The Schooner Lizzie Carr, and the subject vessel of this post, was a 342 ton, 246 foot sailing ship, built by Walker , Dunn and Company in 1868. It was built to transport lumber and did so until it was lost off the coast of Rye, New Hampshire in 1905. The below photo is of the Lizzie Carr, seen in port some time before her demise.
Six of the seven crew members were rescued. Frank Treen, the first mate did not survive, having attempted to swim to shore before the rescue vessel arrived. See the Seacoastonline story here. The ship wreck has since been recovered in 1998 by a 10 year old boy. See the Seacoastonline story here.
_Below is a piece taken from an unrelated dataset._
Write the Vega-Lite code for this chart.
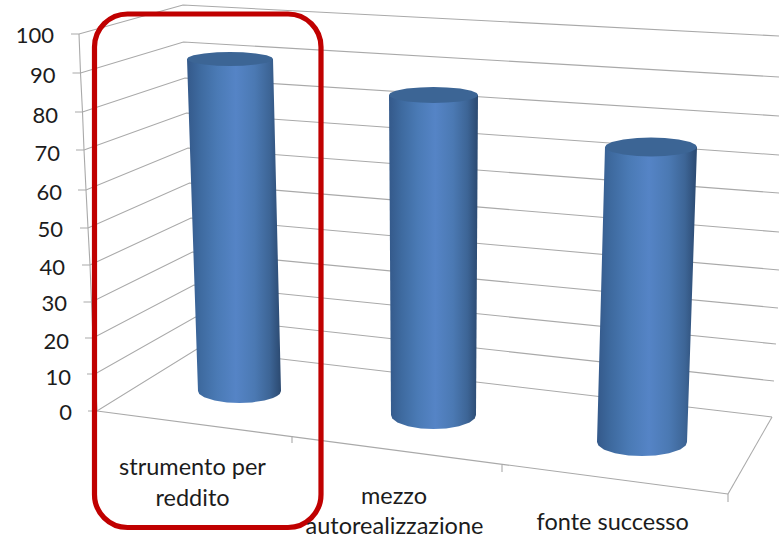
{"$schema":"https://vega.github.io/schema/vega-lite/v6.json","width":779,"height":535,"autosize":{"type":"none"},"padding":0,"background":"white","view":{"stroke":null},
"datasets":{
"walls":[
{"s":"100","x":71,"y":99.98},{"s":"100","x":79,"y":99.98},{"s":"100","x":183,"y":107.67},{"s":"100","x":779,"y":99.44},
{"s":"90","x":72.5,"y":89.62},{"s":"90","x":80.5,"y":89.62},{"s":"90","x":183.5,"y":97.85},{"s":"90","x":779,"y":88.56},
{"s":"80","x":75,"y":79.27},{"s":"80","x":82.5,"y":79.27},{"s":"80","x":185,"y":88.3},{"s":"80","x":779,"y":78.21},
{"s":"70","x":76,"y":69.19},{"s":"70","x":84,"y":69.19},{"s":"70","x":186.5,"y":79.01},{"s":"70","x":779,"y":67.86},
{"s":"60","x":78,"y":58.57},{"s":"60","x":86,"y":58.57},{"s":"60","x":188,"y":69.72},{"s":"60","x":779,"y":57.77},
{"s":"50","x":80,"y":48.48},{"s":"50","x":88,"y":48.48},{"s":"50","x":189.5,"y":60.43},{"s":"50","x":779,"y":47.42},
{"s":"40","x":82,"y":38.66},{"s":"40","x":90,"y":38.66},{"s":"40","x":191,"y":51.14},{"s":"40","x":779,"y":37.34},
{"s":"30","x":83.5,"y":28.84},{"s":"30","x":91.5,"y":28.84},{"s":"30","x":192.5,"y":42.11},{"s":"30","x":778,"y":27.25},
{"s":"20","x":85,"y":19.29},{"s":"20","x":93,"y":19.29},{"s":"20","x":194,"y":33.36},{"s":"20","x":776,"y":17.69},
{"s":"10","x":87,"y":9.73},{"s":"10","x":95,"y":9.73},{"s":"10","x":195.5,"y":24.86},{"s":"10","x":774,"y":7.87},
{"s":"0","x":88,"y":-0.09},{"s":"0","x":97,"y":-0.09},{"s":"0","x":197,"y":16.37},{"s":"0","x":772,"y":-1.68},
{"s":"edge","x":79,"y":99.98},{"s":"edge","x":80.5,"y":89.62},{"s":"edge","x":82.5,"y":79.27},{"s":"edge","x":84,"y":69.19},{"s":"edge","x":86,"y":58.57},{"s":"edge","x":88,"y":48.48},{"s":"edge","x":90,"y":38.66},{"s":"edge","x":91.5,"y":28.84},{"s":"edge","x":93,"y":19.29},{"s":"edge","x":95,"y":9.73},{"s":"edge","x":97,"y":-0.09},
{"s":"front","x":97,"y":-0.09},{"s":"front","x":728,"y":-22.12},
{"s":"side","x":728,"y":-22.12},{"s":"side","x":772,"y":-1.68},
{"s":"t1","x":292,"y":-6.72},{"s":"t1","x":292,"y":-8.58},
{"s":"t2","x":502,"y":-14.29},{"s":"t2","x":502,"y":-16.28},
{"s":"t3","x":728,"y":-22.12},{"s":"t3","x":728,"y":-24.24}
],
"bodies":[
{"b":"strumento per reddito","x":187,"y":93.34,"y2":93.34},{"b":"strumento per reddito","x":198,"y":93.34,"y2":5.22},{"b":"strumento per reddito","x":199.25,"y":93.34,"y2":4.45},{"b":"strumento per reddito","x":204.2,"y":93.34,"y2":3.55},{"b":"strumento per reddito","x":214.6,"y":93.34,"y2":2.67},{"b":"strumento per reddito","x":227,"y":93.34,"y2":2.2},{"b":"strumento per reddito","x":239.5,"y":93.34,"y2":2.04},{"b":"strumento per reddito","x":252,"y":93.34,"y2":2.2},{"b":"strumento per reddito","x":264.4,"y":93.34,"y2":2.67},{"b":"strumento per reddito","x":273,"y":93.34,"y2":3.34},{"b":"strumento per reddito","x":277,"y":49.28,"y2":3.87},{"b":"strumento per reddito","x":279.75,"y":19.02,"y2":4.45},{"b":"strumento per reddito","x":281,"y":5.22,"y2":5.22},
{"b":"mezzo autorealizzazione","x":389,"y":83.79,"y2":83.79},{"b":"mezzo autorealizzazione","x":391,"y":83.79,"y2":-1.15},{"b":"mezzo autorealizzazione","x":392.3,"y":83.79,"y2":-2.05},{"b":"mezzo autorealizzazione","x":397.4,"y":83.79,"y2":-3.11},{"b":"mezzo autorealizzazione","x":408,"y":83.79,"y2":-4.12},{"b":"mezzo autorealizzazione","x":420.8,"y":83.79,"y2":-4.71},{"b":"mezzo autorealizzazione","x":433.5,"y":83.79,"y2":-4.87},{"b":"mezzo autorealizzazione","x":446.2,"y":83.79,"y2":-4.71},{"b":"mezzo autorealizzazione","x":459,"y":83.79,"y2":-4.12},{"b":"mezzo autorealizzazione","x":469.6,"y":83.79,"y2":-3.11},{"b":"mezzo autorealizzazione","x":474.7,"y":83.79,"y2":-2.05},{"b":"mezzo autorealizzazione","x":476,"y":83.79,"y2":-1.15},{"b":"mezzo autorealizzazione","x":478,"y":83.79,"y2":83.79},
{"b":"fonte successo","x":597,"y":-8.32,"y2":-8.32},{"b":"fonte successo","x":598.4,"y":5.38,"y2":-9.22},{"b":"fonte successo","x":603.8,"y":58.24,"y2":-10.28},{"b":"fonte successo","x":605,"y":69.98,"y2":-10.44},{"b":"fonte successo","x":615,"y":69.98,"y2":-11.29},{"b":"fonte successo","x":628.5,"y":69.98,"y2":-11.87},{"b":"fonte successo","x":642,"y":69.98,"y2":-12.03},{"b":"fonte successo","x":655.5,"y":69.98,"y2":-11.87},{"b":"fonte successo","x":669,"y":69.98,"y2":-11.29},{"b":"fonte successo","x":680.3,"y":69.98,"y2":-10.28},{"b":"fonte successo","x":685.7,"y":69.98,"y2":-9.22},{"b":"fonte successo","x":687,"y":69.98,"y2":-8.32},{"b":"fonte successo","x":697,"y":69.98,"y2":69.98}
],
"caps":[
{"b":"strumento per reddito","x":187,"y":93.34,"y2":93.34},{"b":"strumento per reddito","x":188.3,"y":93.79,"y2":92.89},{"b":"strumento per reddito","x":193.5,"y":94.32,"y2":92.36},{"b":"strumento per reddito","x":204.2,"y":94.83,"y2":91.85},{"b":"strumento per reddito","x":217.1,"y":95.12,"y2":91.56},{"b":"strumento per reddito","x":230,"y":95.2,"y2":91.48},{"b":"strumento per reddito","x":242.9,"y":95.12,"y2":91.56},{"b":"strumento per reddito","x":255.8,"y":94.83,"y2":91.85},{"b":"strumento per reddito","x":266.6,"y":94.32,"y2":92.36},{"b":"strumento per reddito","x":271.7,"y":93.79,"y2":92.89},{"b":"strumento per reddito","x":273,"y":93.34,"y2":93.34},
{"b":"mezzo autorealizzazione","x":389,"y":83.79,"y2":83.79},{"b":"mezzo autorealizzazione","x":390.3,"y":84.29,"y2":83.28},{"b":"mezzo autorealizzazione","x":395.7,"y":84.9,"y2":82.67},{"b":"mezzo autorealizzazione","x":406.8,"y":85.48,"y2":82.09},{"b":"mezzo autorealizzazione","x":420.2,"y":85.8,"y2":81.77},{"b":"mezzo autorealizzazione","x":433.5,"y":85.91,"y2":81.66},{"b":"mezzo autorealizzazione","x":446.9,"y":85.8,"y2":81.77},{"b":"mezzo autorealizzazione","x":460.2,"y":85.48,"y2":82.09},{"b":"mezzo autorealizzazione","x":471.3,"y":84.9,"y2":82.67},{"b":"mezzo autorealizzazione","x":476.7,"y":84.29,"y2":83.28},{"b":"mezzo autorealizzazione","x":478,"y":83.79,"y2":83.79},
{"b":"fonte successo","x":605,"y":69.98,"y2":69.98},{"b":"fonte successo","x":606.4,"y":70.59,"y2":69.37},{"b":"fonte successo","x":611.9,"y":71.31,"y2":68.66},{"b":"fonte successo","x":623.4,"y":72.0,"y2":67.97},{"b":"fonte successo","x":637.2,"y":72.4,"y2":67.57},{"b":"fonte successo","x":651,"y":72.5,"y2":67.46},{"b":"fonte successo","x":664.8,"y":72.4,"y2":67.57},{"b":"fonte successo","x":678.6,"y":72.0,"y2":67.97},{"b":"fonte successo","x":690.1,"y":71.31,"y2":68.66},{"b":"fonte successo","x":695.6,"y":70.59,"y2":69.37},{"b":"fonte successo","x":697,"y":69.98,"y2":69.98}
],
"ticklabels":[
{"t":"100","x":54,"y":99.71},{"t":"90","x":55.5,"y":89.09},{"t":"80","x":58,"y":78.48},{"t":"70","x":60,"y":68.39},{"t":"60","x":62,"y":58.04},{"t":"50","x":63,"y":48.22},{"t":"40","x":65,"y":38.13},{"t":"30","x":67,"y":28.58},{"t":"20","x":69,"y":18.49},{"t":"10","x":71,"y":8.94},{"t":"0","x":72,"y":-0.35}
],
"catlabels":[
{"t":"strumento per","x":192.5,"y":-14.95},{"t":"reddito","x":192.5,"y":-23.18},{"t":"mezzo","x":394,"y":-22.65},{"t":"autorealizzazione","x":394.5,"y":-30.61},{"t":"fonte successo","x":612.7,"y":-29.55}
]},
"encoding":{
"x":{"field":"x","type":"quantitative","scale":{"domain":[0,779],"nice":false,"zero":false},"axis":null},
"y":{"field":"y","type":"quantitative","scale":{"domain":[-33,109],"nice":false,"zero":false},"axis":null}
},
"layer":[
{"data":{"name":"walls"},"mark":{"type":"line","color":"#a9a9a9","strokeWidth":1.1,"clip":true},"encoding":{"detail":{"field":"s"}}},
{"data":{"name":"bodies"},"mark":{"type":"area","line":false,"color":{"gradient":"linear","x1":0,"y1":0,"x2":1,"y2":0,"stops":[{"offset":0,"color":"#34598a"},{"offset":0.14,"color":"#3e6a9f"},{"offset":0.32,"color":"#4a7ab5"},{"offset":0.52,"color":"#5584c6"},{"offset":0.72,"color":"#4b79b3"},{"offset":0.88,"color":"#3d6596"},{"offset":1,"color":"#2b4970"}]}},"encoding":{"detail":{"field":"b"},"y2":{"field":"y2"}}},
{"data":{"name":"caps"},"mark":{"type":"area","color":"#3c6595"},"encoding":{"detail":{"field":"b"},"y2":{"field":"y2"}}},
{"data":{"values":[{"x":94.5,"x2":321,"y":105.28,"y2":-31.01}]},"mark":{"type":"rect","filled":false,"stroke":"#c00000","strokeWidth":5.2,"cornerRadius":33},"encoding":{"x2":{"field":"x2"},"y2":{"field":"y2"}}},
{"data":{"name":"ticklabels"},"mark":{"type":"text","align":"right","baseline":"middle","dy":1,"font":"Lato","fontSize":22,"color":"#1c1c1c"},"encoding":{"text":{"field":"t"}}},
{"data":{"name":"catlabels"},"mark":{"type":"text","align":"center","baseline":"middle","dy":1,"font":"Lato","fontSize":23.5,"color":"#1c1c1c"},"encoding":{"text":{"field":"t"}}}
]}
I’m intrigued by this ship and the story of her service, transporting lumber over a hundred years ago. During my morning caffeination, I started to look for some old photographs of the Whale’s Tooth Pub in Lincolnville Maine, a property I help maintain.
I did find one very nice photo of the historic building which allowed me to glean some aspects of the structural components of the newer additions to the original property. As I examined the 1879 photograph, my eye was drawn to the ship, docked right on the estuary where I have spent some amount of time maintaining a pump system that draws in salt water to the restaurant’s lobster tank.
The beautiful schooner, sits quietly, her sails down, the crew out and about on dry land, taking leave until their next voyage.
The photo below, taken in 2022, paints quite a different scene at this location; however, the building, now a restaurant, The Whale’s Tooth Pub, continues to harbor and nourish those who serve and those who arrive from both the land and from the sea.